A political history of X, or how I stopped worrying and learned to love the GPL – Keith Packard
Given the title I was hoping for a bit more license politics and controversial material in the talk. Rather, it was just a very detailed and fascinating recollection of the early history of the X windowing system and how it came to be open source.
The only real mention of the GPL question in Keith’s talk was when he explained that Richard Stallman (who was there at MIT while X was being developed) was a “challenging individual” who left a “poor impression”. But they eventually realised “he was right” and that they “should have listened to Stallman” about licensing X under the GPL. He gave the concrete example of the DECstation 3100 for which DEC paid him to develop new colour framebuffer code. They wanted a proprietary implementation so they could differentiate the product in the market. “If X11 were GPL we would have been forced to collaborate.”

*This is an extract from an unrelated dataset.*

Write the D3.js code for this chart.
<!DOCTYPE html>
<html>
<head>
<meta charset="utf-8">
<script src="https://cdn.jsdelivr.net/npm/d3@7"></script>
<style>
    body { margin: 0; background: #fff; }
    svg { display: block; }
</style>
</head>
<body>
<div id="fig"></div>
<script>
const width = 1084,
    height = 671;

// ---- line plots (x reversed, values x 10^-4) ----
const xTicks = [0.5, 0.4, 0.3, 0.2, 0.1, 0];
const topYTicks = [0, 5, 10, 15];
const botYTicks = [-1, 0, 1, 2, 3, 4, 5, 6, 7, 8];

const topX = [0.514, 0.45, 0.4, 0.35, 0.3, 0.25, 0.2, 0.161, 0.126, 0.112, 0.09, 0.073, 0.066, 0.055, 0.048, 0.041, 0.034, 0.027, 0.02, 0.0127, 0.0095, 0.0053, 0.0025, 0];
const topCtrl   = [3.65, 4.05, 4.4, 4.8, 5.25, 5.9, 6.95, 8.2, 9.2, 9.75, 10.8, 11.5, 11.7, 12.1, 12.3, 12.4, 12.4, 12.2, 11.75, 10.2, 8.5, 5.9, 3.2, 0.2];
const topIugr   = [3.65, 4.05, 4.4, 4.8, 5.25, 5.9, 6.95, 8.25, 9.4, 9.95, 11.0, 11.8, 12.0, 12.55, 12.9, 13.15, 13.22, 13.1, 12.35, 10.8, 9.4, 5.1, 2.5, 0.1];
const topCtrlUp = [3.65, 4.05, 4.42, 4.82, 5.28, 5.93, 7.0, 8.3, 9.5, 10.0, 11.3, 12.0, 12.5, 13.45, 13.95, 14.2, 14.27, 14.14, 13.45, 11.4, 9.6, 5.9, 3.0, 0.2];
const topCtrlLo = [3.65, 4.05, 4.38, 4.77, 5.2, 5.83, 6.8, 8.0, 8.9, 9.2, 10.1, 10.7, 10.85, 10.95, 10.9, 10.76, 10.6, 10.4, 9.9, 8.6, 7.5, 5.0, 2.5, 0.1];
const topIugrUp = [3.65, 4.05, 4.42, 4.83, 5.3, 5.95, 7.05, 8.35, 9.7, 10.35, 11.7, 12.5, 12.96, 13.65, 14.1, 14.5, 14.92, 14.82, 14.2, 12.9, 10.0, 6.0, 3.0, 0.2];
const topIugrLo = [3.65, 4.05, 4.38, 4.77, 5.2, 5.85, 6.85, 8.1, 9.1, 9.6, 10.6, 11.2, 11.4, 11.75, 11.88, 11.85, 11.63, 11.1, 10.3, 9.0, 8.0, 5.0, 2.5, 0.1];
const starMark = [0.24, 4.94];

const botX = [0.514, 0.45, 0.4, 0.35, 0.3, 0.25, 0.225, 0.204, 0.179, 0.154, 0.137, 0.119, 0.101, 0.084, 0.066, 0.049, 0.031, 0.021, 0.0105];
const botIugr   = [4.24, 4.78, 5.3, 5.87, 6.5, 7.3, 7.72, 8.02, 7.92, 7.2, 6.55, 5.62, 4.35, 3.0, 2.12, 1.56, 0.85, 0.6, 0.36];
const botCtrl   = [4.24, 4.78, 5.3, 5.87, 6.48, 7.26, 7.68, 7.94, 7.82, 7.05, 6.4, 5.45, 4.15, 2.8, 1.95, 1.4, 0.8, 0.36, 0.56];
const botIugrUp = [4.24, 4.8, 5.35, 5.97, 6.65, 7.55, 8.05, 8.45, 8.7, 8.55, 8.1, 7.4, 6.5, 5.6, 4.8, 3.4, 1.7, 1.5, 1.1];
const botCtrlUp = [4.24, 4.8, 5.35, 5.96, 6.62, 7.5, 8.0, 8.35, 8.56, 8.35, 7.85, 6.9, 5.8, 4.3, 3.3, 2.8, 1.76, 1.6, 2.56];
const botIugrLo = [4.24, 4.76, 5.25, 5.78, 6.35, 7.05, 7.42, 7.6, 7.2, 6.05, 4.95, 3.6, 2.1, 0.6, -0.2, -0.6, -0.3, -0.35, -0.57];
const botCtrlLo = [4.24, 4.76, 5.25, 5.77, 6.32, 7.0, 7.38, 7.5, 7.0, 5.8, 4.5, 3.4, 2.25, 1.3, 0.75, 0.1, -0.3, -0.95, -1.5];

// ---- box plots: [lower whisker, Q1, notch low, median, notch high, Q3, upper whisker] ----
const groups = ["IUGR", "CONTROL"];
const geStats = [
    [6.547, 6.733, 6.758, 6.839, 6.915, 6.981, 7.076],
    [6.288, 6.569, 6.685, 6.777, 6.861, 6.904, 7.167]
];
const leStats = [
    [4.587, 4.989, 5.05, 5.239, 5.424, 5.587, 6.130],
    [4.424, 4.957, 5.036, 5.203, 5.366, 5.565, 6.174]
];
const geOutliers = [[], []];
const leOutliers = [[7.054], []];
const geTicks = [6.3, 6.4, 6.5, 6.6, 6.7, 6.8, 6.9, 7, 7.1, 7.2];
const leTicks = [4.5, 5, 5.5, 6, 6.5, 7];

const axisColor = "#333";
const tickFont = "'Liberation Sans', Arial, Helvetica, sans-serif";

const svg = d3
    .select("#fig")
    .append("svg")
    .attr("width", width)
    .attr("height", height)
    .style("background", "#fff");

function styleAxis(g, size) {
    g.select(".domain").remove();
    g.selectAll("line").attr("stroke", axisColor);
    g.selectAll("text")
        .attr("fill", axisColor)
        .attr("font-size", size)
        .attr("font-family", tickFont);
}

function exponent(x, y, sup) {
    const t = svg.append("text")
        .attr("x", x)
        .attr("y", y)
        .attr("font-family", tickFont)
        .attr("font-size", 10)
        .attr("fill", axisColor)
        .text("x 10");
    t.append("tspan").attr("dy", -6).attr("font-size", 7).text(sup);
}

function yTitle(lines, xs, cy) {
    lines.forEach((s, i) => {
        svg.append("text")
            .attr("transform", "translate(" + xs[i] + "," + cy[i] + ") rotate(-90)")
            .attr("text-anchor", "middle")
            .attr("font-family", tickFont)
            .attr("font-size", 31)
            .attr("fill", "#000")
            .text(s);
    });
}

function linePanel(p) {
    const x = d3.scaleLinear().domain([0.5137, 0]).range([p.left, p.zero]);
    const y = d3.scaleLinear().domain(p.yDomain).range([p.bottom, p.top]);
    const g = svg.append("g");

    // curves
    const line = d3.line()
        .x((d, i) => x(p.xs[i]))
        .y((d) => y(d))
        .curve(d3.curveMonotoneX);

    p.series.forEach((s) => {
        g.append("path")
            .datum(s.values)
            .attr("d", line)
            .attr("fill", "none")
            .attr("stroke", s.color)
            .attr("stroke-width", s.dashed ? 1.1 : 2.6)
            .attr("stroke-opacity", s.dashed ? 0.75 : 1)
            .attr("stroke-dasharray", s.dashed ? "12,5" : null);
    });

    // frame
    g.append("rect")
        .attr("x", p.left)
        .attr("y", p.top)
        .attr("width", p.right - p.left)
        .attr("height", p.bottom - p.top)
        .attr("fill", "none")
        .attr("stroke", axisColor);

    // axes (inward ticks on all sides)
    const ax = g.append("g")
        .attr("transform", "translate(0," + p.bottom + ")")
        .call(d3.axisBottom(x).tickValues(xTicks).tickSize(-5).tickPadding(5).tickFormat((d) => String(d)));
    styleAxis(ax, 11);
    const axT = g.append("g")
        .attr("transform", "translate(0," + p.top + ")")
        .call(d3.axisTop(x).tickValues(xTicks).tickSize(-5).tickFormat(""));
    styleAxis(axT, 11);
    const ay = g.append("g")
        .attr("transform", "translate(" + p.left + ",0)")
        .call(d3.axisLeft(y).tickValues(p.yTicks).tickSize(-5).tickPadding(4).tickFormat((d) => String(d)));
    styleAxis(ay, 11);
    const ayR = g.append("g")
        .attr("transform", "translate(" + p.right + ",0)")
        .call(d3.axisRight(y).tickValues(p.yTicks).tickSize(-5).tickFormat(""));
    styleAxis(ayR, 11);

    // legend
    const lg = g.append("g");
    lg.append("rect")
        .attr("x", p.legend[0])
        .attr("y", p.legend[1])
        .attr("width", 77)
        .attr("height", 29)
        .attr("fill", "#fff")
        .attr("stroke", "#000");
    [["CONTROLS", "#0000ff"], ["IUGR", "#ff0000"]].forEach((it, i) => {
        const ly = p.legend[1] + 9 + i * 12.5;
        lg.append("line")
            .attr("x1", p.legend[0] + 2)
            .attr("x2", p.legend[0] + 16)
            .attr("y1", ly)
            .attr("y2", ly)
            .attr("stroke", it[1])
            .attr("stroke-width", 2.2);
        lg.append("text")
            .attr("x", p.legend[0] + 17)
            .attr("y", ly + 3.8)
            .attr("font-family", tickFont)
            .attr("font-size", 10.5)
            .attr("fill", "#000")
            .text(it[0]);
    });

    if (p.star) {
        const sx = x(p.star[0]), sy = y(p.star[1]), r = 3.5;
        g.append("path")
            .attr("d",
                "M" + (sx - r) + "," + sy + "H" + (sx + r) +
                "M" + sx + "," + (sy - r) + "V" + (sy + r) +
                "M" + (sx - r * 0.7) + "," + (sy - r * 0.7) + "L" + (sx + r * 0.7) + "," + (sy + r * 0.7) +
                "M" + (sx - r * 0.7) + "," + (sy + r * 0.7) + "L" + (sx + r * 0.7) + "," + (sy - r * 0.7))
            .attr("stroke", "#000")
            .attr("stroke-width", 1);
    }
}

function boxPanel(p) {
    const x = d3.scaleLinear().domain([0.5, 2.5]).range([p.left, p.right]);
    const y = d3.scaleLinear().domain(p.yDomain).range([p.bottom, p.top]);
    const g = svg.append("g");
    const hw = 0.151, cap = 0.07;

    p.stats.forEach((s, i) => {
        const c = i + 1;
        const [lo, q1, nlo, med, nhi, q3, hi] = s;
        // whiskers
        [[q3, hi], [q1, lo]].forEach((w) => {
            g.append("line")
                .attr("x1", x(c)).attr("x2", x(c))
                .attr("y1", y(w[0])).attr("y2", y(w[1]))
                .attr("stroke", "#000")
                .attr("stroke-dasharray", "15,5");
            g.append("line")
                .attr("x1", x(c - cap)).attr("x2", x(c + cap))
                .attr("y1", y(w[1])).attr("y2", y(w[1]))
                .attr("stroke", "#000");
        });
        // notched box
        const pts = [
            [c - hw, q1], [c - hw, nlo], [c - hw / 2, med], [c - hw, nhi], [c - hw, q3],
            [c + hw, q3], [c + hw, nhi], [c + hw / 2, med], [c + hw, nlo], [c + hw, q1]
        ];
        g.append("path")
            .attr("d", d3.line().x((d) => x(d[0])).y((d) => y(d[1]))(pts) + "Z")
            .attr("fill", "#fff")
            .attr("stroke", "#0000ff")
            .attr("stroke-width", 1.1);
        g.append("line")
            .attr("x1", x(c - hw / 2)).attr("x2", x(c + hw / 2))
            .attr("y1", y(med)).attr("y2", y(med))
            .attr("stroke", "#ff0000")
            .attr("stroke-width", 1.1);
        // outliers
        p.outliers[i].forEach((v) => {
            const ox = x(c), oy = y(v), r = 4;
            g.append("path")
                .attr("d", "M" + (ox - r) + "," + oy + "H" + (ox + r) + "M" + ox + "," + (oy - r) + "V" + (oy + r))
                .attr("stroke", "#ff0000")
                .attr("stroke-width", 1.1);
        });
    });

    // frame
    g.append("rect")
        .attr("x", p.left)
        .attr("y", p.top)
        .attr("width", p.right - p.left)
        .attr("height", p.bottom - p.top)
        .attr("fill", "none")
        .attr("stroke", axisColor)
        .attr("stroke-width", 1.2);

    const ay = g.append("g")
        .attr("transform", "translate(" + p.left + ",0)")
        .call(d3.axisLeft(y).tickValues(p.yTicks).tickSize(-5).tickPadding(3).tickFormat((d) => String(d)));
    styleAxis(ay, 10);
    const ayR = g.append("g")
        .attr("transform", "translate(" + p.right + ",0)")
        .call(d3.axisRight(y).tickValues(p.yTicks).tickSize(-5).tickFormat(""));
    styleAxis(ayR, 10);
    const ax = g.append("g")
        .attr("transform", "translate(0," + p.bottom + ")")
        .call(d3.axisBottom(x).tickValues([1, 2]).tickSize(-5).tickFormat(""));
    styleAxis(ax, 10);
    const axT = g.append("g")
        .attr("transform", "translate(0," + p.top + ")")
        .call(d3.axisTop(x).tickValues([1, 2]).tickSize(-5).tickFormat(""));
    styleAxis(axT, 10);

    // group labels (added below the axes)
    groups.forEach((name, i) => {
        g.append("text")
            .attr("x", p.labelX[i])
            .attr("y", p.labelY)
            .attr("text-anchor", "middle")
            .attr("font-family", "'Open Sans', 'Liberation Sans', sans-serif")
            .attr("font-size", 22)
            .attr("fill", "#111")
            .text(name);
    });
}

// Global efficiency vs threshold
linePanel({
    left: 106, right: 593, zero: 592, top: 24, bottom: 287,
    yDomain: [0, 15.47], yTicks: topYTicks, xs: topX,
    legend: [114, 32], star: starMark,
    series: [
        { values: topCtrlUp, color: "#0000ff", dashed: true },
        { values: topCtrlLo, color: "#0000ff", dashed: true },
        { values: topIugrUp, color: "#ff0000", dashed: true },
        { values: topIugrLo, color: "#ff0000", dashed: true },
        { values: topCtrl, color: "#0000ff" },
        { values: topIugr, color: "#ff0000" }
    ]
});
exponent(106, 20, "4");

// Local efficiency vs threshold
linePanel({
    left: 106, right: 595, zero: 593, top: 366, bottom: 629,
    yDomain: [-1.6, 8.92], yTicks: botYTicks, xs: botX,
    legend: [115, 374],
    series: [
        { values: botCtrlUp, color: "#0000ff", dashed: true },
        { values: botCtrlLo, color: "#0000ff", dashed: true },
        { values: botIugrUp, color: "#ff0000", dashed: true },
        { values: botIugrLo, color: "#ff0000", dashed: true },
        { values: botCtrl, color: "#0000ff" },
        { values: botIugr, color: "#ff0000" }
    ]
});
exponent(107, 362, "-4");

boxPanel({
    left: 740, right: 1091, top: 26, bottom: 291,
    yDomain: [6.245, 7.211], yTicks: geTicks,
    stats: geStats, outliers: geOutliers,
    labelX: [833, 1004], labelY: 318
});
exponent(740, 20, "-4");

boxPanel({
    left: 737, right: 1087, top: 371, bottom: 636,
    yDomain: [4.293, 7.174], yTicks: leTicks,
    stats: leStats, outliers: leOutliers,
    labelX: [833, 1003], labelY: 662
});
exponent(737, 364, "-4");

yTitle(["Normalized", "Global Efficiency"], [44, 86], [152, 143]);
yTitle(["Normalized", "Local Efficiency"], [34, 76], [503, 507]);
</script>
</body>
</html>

The other interesting non-technical historical tidbit Keith mentions is that the MIT Consortium developing X was an industry consortium so there was a lot of design-by-committee, with specs being defined by hardware vendors but with no users on the software side.
KUnit: unit testing for the Linux kernel – Brendan Higgins
KUnit is essentially CUnit / Google Test for (hardware-independent) functions in the Linux kernel. It is intended to mostly cover exported functions but as a counter-example there are KUnit tests inline in the Apparmor parsing module to cover non-exported functions.
Brendan explained what a unit test is, and he presented the “traditional” testing pyramid that insists the majority of your test code should be unit tests (which I disagree with).
Support for mock hardware is planned for the future but not implemented yet.
Open source won, but software freedom hasn’t yet – Karen Sandler and Bradley M Kuhn
This was a bit of a rambling talk, centred around the observation that SaaS (as in, proprietary web apps that you interact with through proprietary phone apps or proprietary Javascript in your browser) are everywhere and are increasingly an unavoidable necessity in everyday life. It is often a privilege to be able to avoid them. As free software advocates we must not criticise people for using proprietary software.
There is more free and open source software in the world every day, but there is even more computerised stuff in the world using software and it is growing at a faster rate.
Practical ethics – Nicola Nye
Nicola’s thesis is that we can’t rely on laws, evolution, or market forces to drive ethical behaviour in the world. As a customer and employee we are responsible for making practical choices that reflect our ethics. “Live consciously and start small.” It sounds self-evident but I suppose the reason she is giving this talk is because we all sometimes need reminding to step back, look at the bigger picture, and really think about whether the everyday actions we have fallen into, in our consumption habits and the work we do, are ethical.